# Good bye cruel world.



## ORCA. (Sep 27, 2005)

A friend sent me this.


----------



## Gump (Aug 2, 2006)

snake looks dead... is it?


----------



## lilmisscountry (Aug 2, 2006)

NICE!I got a ball that is eating med rats now...I love snakes.


----------



## Zoe (Feb 26, 2006)

Gump said:


> snake looks dead... is it?


Nope... but the rat is  Us snake folk love that sight


----------



## flamingo (Nov 5, 2005)

Yay!

Lmao I want a python...but might be getting a kingsnake later on.......

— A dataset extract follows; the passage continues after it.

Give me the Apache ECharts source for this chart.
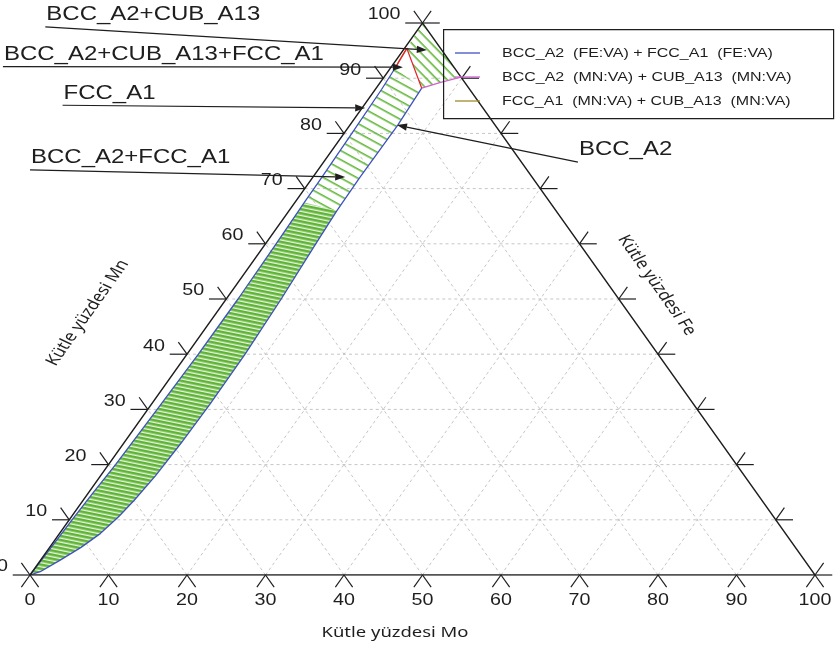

Nice pic and thanks for sharing!


----------



## Zoe (Feb 26, 2006)

I'd take a boid (boa / python) over a colubrid any day  Have you looked into an Irian Jaya Carpet Python? Not much bigger than kingsnake but loads more fun


----------



## Gump (Aug 2, 2006)

The reason i said that was the breathing tube is closed and looks smashed. maybe its just an odd angle shot.


----------



## Eddie Would GO (Aug 19, 2006)

hmmm, i love snakes but i dont think they should be a pet, i dont like the way people play god to the mice and i belevie snakes should be free to rome the wild. So take care of it

cheers


----------



## Guest (Aug 27, 2006)

When I was in the 8th grade a 7th grader brought his boa/python(not sure which it is) and he had a small mouse and he was playing with it by letting it crawl on him and stuff then he put it in the snake tank and it sniffed alittle bit then the snake turned around and he ate that mouse hole! It was awsome! Makes me want one just so I could do that and amaze my friends. lol


----------



## harif87 (Jun 5, 2006)

I think the title is the best caption for that pic lol. I doubt the mouse was thinking anything BUT that lol


----------



## MDsaints (Jul 17, 2006)

thats almost depressing... the rat or w/e it is looks comfy though


----------



## wtpdosa (Apr 11, 2006)

"I don't want no MF'n snakes on this MF'n plane."

Poor puppy dog.


----------



## Ringo (Apr 10, 2006)

Woah, lol. First time i've seen this picture, awesome!

Thanks for the pic. made my day lol.


----------



## Guest (Sep 27, 2006)

MDsaints said:


> the rat or w/e it is looks comfy though


I doubt it.


----------